I’m ISPicky

As you may or may not know, I’m moving out of my parents’ house on Wednesday. And, though terrifying in that “oh god now I have to pay power bills” kind of way, it’s going pretty well. Once I buy renter’s insurance later today, I’ll be all set to get my keys. Yay!

Since the essentials are taken care of, I thought I’d move on to things that–though not necessary to move in–make apartment living nicer. I settled on getting the apartment’s wifi set up.

This was a horrible decision. Unlike the other utilities with their beautiful government-enforced monopolies, there are many options for selecting your ISP. Except it’s a trick, because all of them are terrible.

I like to think of myself as reasonably good with computers. I’m swimming in the advanced beginner kiddie pool. And I find myself having to consult multiple sites (and my IT worker father) to get my wireless network ordered and set up. I have absolutely no idea how non-tech-savvy folks ever get the whole thing done, because it’s been three days and I’m about to tear my hair out.

What I want is an ISP whose site asks the following:

  1. Do you watch a lot of Netflix?
  2. Do you already own a modem and a router? (If no, give me an option to lease both from you or give me a link to New Egg to go buy my own. Have pictures.)
  3. How long do you need internet service for? (Drop down menu with 1-12 months and a “longer than a year” option.)
  4. Do you want to consult with a customer service rep about your specific situation and discuss questions not answered here? (Pop-up chat window.)

THE END. That tells you what speed connection I need, what gear I need, and how long I need it for. That is all of the information you need to provide me service. Easy to navigate for those who aren’t tech savvy. Done! Go to a page that takes my credit card and/or PayPal!

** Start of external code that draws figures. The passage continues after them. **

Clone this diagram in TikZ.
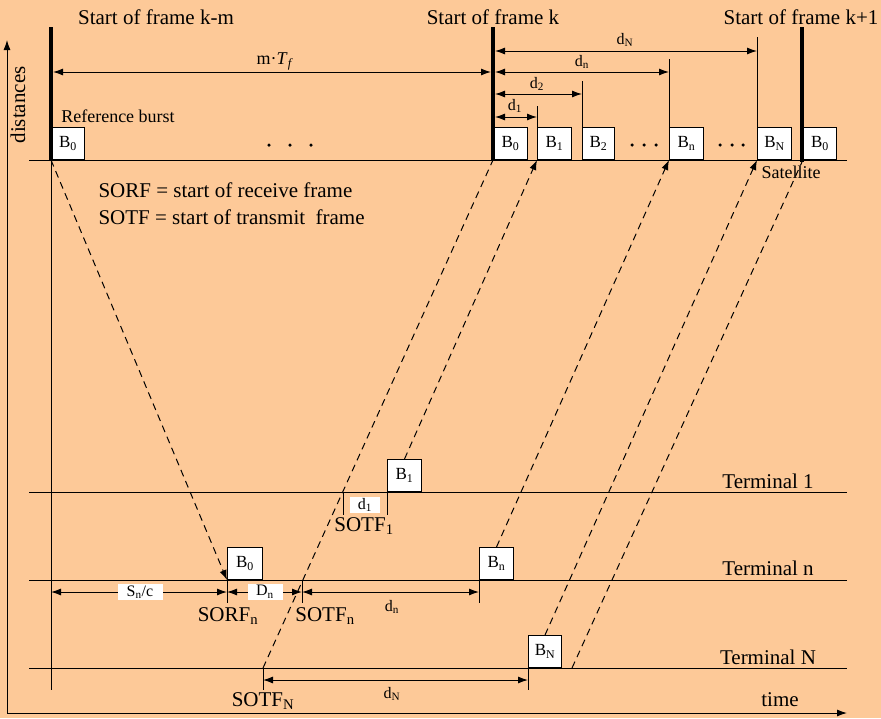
\documentclass[tikz,border=0pt]{standalone}
\usepackage{fontspec}
\setmainfont{Liberation Serif}
\usetikzlibrary{arrows.meta}
\definecolor{peach}{RGB}{253,201,152}
\begin{document}
\begin{tikzpicture}[x=1pt,y=-1pt,line width=1pt,
  >={Latex[length=10pt,width=7pt]},
  lbl/.style={inner sep=0pt,font=\fontsize{21}{24}\selectfont},
  slbl/.style={inner sep=0pt,font=\fontsize{18}{20}\selectfont},
  small/.style={inner sep=0pt,font=\fontsize{16}{18}\selectfont},
  burst/.style={draw,fill=white,anchor=south west,minimum width=#1,minimum height=32pt,inner sep=0pt,font=\fontsize{17}{19}\selectfont},
  burst/.default=33pt,
  whitelbl/.style={fill=white,inner sep=1pt,minimum height=15pt,font=\fontsize{16}{18}\selectfont},
  dim/.style={<->},
  sig/.style={dash pattern=on 7pt off 5pt},
  framebar/.style={line width=4pt},
  bulletdot/.style={circle,fill=black,inner sep=0pt,minimum size=3.5pt}]

\fill[peach] (0,0) rectangle (881,718);
\useasboundingbox (0,0) rectangle (881,718);

% axes
\coordinate (origin) at (7,713);
\coordinate (ytip) at (7,40);
\coordinate (xtip) at (847,713);
\draw[->] (origin) -- (ytip);
\draw[->] (origin) -- (xtip);
\node[lbl,rotate=90] (distlbl) at (18,105) {distances};
\node[lbl] (timelbl) at (780,700) {time};

% horizontal lines
\coordinate (satW) at (29,160); \coordinate (satE) at (847,160);
\coordinate (t1W) at (29,492); \coordinate (t1E) at (847,492);
\coordinate (tnW) at (29,580); \coordinate (tnE) at (847,580);
\coordinate (tNW) at (29,668); \coordinate (tNE) at (847,668);
\draw (satW) -- (satE);
\draw (t1W) -- (t1E);
\draw (tnW) -- (tnE);
\draw (tNW) -- (tNE);

% satellite bursts
\node[burst] (sRef) at (51,160) {B\textsubscript{0}};
\node[burst=34pt] (sB0) at (493,160) {B\textsubscript{0}};
\node[burst=34pt] (sB1) at (537,160) {B\textsubscript{1}};
\node[burst=32pt] (sB2) at (582,160) {B\textsubscript{2}};
\node[burst=34pt] (sBn) at (669,160) {B\textsubscript{n}};
\node[burst=34pt] (sBN) at (757,160) {B\textsubscript{N}};
\node[burst=33pt] (sB0b) at (803,160) {B\textsubscript{0}};

% frame bars
\coordinate (kmTop) at (51,27); \coordinate (kmBot) at (51,160);
\coordinate (kTop) at (493,27); \coordinate (kBot) at (493,160);
\coordinate (k1Top) at (802,27); \coordinate (k1Bot) at (802,162);
\draw[framebar] (kmTop) -- (kmBot);
\draw[framebar] (kTop) -- (kBot);
\draw[framebar] (k1Top) -- (k1Bot);
\coordinate (refFoot) at (51,690);
\draw (kmBot) -- (refFoot);

% d markers
\coordinate (d1top) at (537,106); \draw (sB1.north west) -- (d1top);
\coordinate (d2top) at (582,81); \draw (sB2.north west) -- (d2top);
\coordinate (dntop) at (669,59); \draw (sBn.north west) -- (dntop);
\coordinate (dNtop) at (757,37); \draw (sBN.north west) -- (dNtop);

\coordinate (d1a) at (495,117); \coordinate (d1b) at (537,117);
\coordinate (d2a) at (495,94); \coordinate (d2b) at (582,94);
\coordinate (dna) at (495,72); \coordinate (dnb) at (669,72);
\coordinate (dNa) at (495,51); \coordinate (dNb) at (757,51);
\coordinate (mTa) at (53,72); \coordinate (mTb) at (491,72);
\draw[dim] (d1a) -- (d1b);
\draw[dim] (d2a) -- (d2b);
\draw[dim] (dna) -- (dnb);
\draw[dim] (dNa) -- (dNb);
\draw[dim] (mTa) -- (mTb);

\node[slbl] (mTfl) at (275,61) {m·\textit{T}\textsubscript{\textit{f}}};
\node[small] (d1l) at (515,106) {d\textsubscript{1}};
\node[small] (d2l) at (537,84) {d\textsubscript{2}};
\node[small] (dnl0) at (582,62) {d\textsubscript{n}};
\node[small] (dNl0) at (625,40) {d\textsubscript{N}};

% dots
\foreach \x [count=\i] in {269,290,311} \node[bulletdot] (dA\i) at (\x,145) {};
\foreach \x [count=\i] in {632,644,656} \node[bulletdot] (dB\i) at (\x,145) {};
\foreach \x [count=\i] in {720,732,743} \node[bulletdot] (dC\i) at (\x,145) {};

% titles and texts
\node[lbl] (tkm) at (156,17) {Start of frame k-m};
\node[lbl] (tk) at (493,17) {Start of frame k};
\node[lbl] (tk1) at (801,17) {Start of frame k+1};
\node[slbl] (refl) at (118,116) {Reference burst};
\node[lbl,anchor=west] (sorfdef) at (98,190) {SORF = start of receive frame};
\node[lbl,anchor=west] (sotfdef) at (98,217) {SOTF = start of transmit\ \ frame};
\node[slbl] (satl) at (791,172) {Satellite};
\node[lbl] (term1) at (768,481) {Terminal 1};
\node[lbl] (termn) at (768,568) {Terminal n};
\node[lbl] (termN) at (768,657) {Terminal N};

% terminal 1
\node[burst=34pt] (t1B1) at (387,492) {B\textsubscript{1}};
\coordinate (sotf1) at (343,492); \coordinate (sotf1f) at (343,515);
\draw (sotf1) -- (sotf1f);
\coordinate (t1B1f) at (387,515);
\draw (t1B1.south west) -- (t1B1f);
\node[whitelbl,minimum width=30pt] (d1t) at (365,505) {d\textsubscript{1}};
\node[lbl] (sotf1l) at (364,526) {SOTF\textsubscript{1}};

% terminal n
\node[burst=35pt] (tnB0) at (227,580) {B\textsubscript{0}};
\node[burst=34pt] (tnBn) at (479,580) {B\textsubscript{n}};
\coordinate (sorfn) at (227,603); \draw (tnB0.south west) -- (sorfn);
\coordinate (sotfn) at (302,580); \coordinate (sotfnf) at (302,603);
\draw (sotfn) -- (sotfnf);
\coordinate (tnBnf) at (479,603); \draw (tnBn.south west) -- (tnBnf);
\coordinate (a0) at (51,592); \coordinate (a1) at (227,592);
\coordinate (a2) at (302,592); \coordinate (a3) at (479,592);
\draw[dim] (a0) -- (a1);
\draw[dim] (a1) -- (a2);
\draw[dim] (a2) -- (a3);
\node[whitelbl,minimum width=45pt] (snc) at (140,592) {S\textsubscript{n}/c};
\node[whitelbl,minimum width=35pt] (Dnl) at (265,592) {D\textsubscript{n}};
\node[small] (dnl) at (392,607) {d\textsubscript{n}};
\node[lbl] (sorfl) at (228,616) {SORF\textsubscript{n}};
\node[lbl] (sotfnl) at (325,616) {SOTF\textsubscript{n}};

% terminal N
\node[burst=33pt] (tNBN) at (528,668) {B\textsubscript{N}};
\coordinate (sotfN) at (263,668); \coordinate (sotfNf) at (263,690);
\draw (sotfN) -- (sotfNf);
\coordinate (tNBNf) at (528,690); \draw (tNBN.south west) -- (tNBNf);
\coordinate (b0) at (263,680); \coordinate (b1) at (528,680);
\draw[dim] (b0) -- (b1);
\node[small] (dNl) at (392,694) {d\textsubscript{N}};
\node[lbl] (sotfNl) at (263,701) {SOTF\textsubscript{N}};

% signal paths
\draw[sig,->] (kmBot) -- (tnB0.south west);
\draw[sig] (sotfN) -- (kBot);
\draw[sig,->] (t1B1.north) -- (sB1.south west);
\draw[sig,->] (tnBn.north) -- (sBn.south west);
\draw[sig,->] (tNBN.north) -- (sBN.south west);
\coordinate (tNafter) at (572,668);
\draw[sig] (tNafter) -- (k1Bot);
\end{tikzpicture}
\end{document}
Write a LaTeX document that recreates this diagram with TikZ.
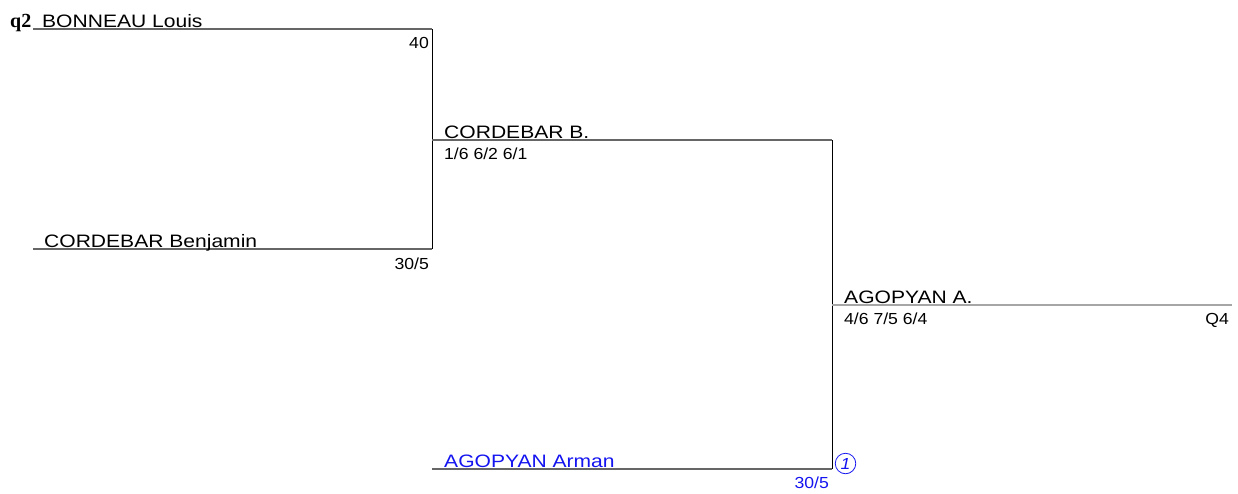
\documentclass[tikz,border=0pt]{standalone}
\usepackage{fontspec}
\setmainfont{Liberation Sans}
\newfontfamily\namefont[FakeStretch=1.17]{Liberation Sans}
\newfontfamily\numfont[FakeStretch=1.1]{Liberation Sans}
\newfontfamily\serifq{Liberation Serif}
\definecolor{drawblue}{RGB}{20,20,240}
\begin{document}
\begin{tikzpicture}[x=1pt,y=-1pt,
  hline/.style={draw=black!60,line width=1.4pt},
  vline/.style={draw=black,line width=0.9pt},
  pname/.style={anchor=base west,inner sep=0pt,font=\namefont\fontsize{18}{18}\selectfont},
  score/.style={anchor=base west,inner sep=0pt,font=\numfont\fontsize{16}{16}\selectfont},
  rank/.style={anchor=base east,inner sep=0pt,font=\numfont\fontsize{16}{16}\selectfont}]
\useasboundingbox (0,0) rectangle (1238,493);
% coordinates
\coordinate (a1) at (33,29);
\coordinate (a2) at (432,29);
\coordinate (b1) at (33,249);
\coordinate (b2) at (432,249);
\coordinate (c1) at (432,140);
\coordinate (c2) at (832,140);
\coordinate (d1) at (432,469);
\coordinate (d2) at (832,469);
\coordinate (e1) at (832,305);
\coordinate (e2) at (1232,305);
% lines
\draw[hline] (a1) -- (a2);
\draw[hline] (b1) -- (b2);
\draw[vline] (a2) -- (b2);
\draw[hline] (c1) -- (c2);
\draw[hline] (d1) -- (d2);
\draw[vline] (c2) -- (d2);
\draw[draw=black!35,line width=1.3pt] (e1) -- (e2);
% texts
\node[anchor=base west,inner sep=0pt,font=\serifq\bfseries\fontsize{20}{20}\selectfont] (q) at (10,27) {q2};
\node[pname] (n1) at (42,27) {BONNEAU Louis};
\node[rank] (r1) at (429,48) {40};
\node[pname] (n2) at (44,247) {CORDEBAR Benjamin};
\node[rank] (r2) at (429,269) {30/5};
\node[pname] (n3) at (444,138) {CORDEBAR B.};
\node[score] (s3) at (444,159) {1/6 6/2 6/1};
\node[pname] (n4) at (844,303) {AGOPYAN A.};
\node[score] (s4) at (844,324) {4/6 7/5 6/4};
\node[rank] (r4) at (1229,324) {Q4};
\node[pname,text=drawblue] (n5) at (444,467) {AGOPYAN Arman};
\node[rank,text=drawblue] (r5) at (829,488) {30/5};
\node[draw=drawblue,circle,line width=0.8pt,inner sep=0pt,minimum size=20.5pt,text=drawblue,font=\numfont\itshape\fontsize{16}{16}\selectfont] (seed) at (845.5,463.5) {1};
\end{tikzpicture}
\end{document}
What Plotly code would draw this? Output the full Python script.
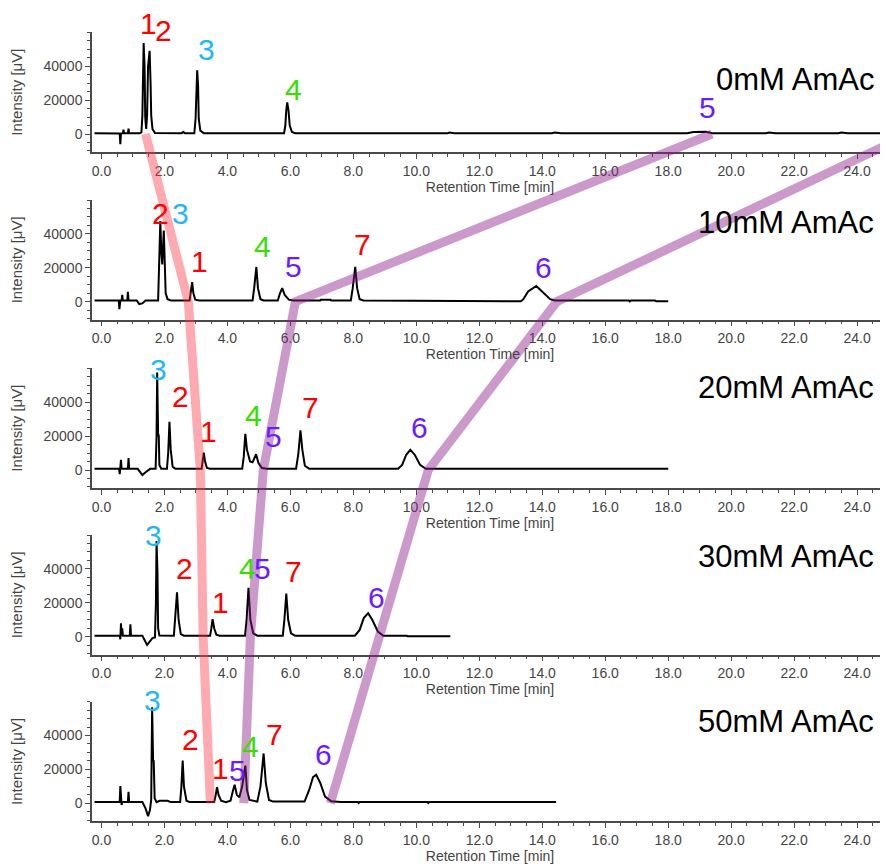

What I don’t need is what folks currently provide–a weird, blingy list of the 16 packages on tap. Give folks an option to compare them if they want, but what I really am aiming for is the ability to watch Doctor Who episodes on my iPad. You can extrapolate from that without me ever having to deal with things that I do not need. Hell, Tumbl-fy the layout for the site and every impatient college kid in the US will order from it.

And now that I’ve typed my piece, I’m going to go take another stab at the Comcast website. I hear they’ve got many packages tailored to my needs.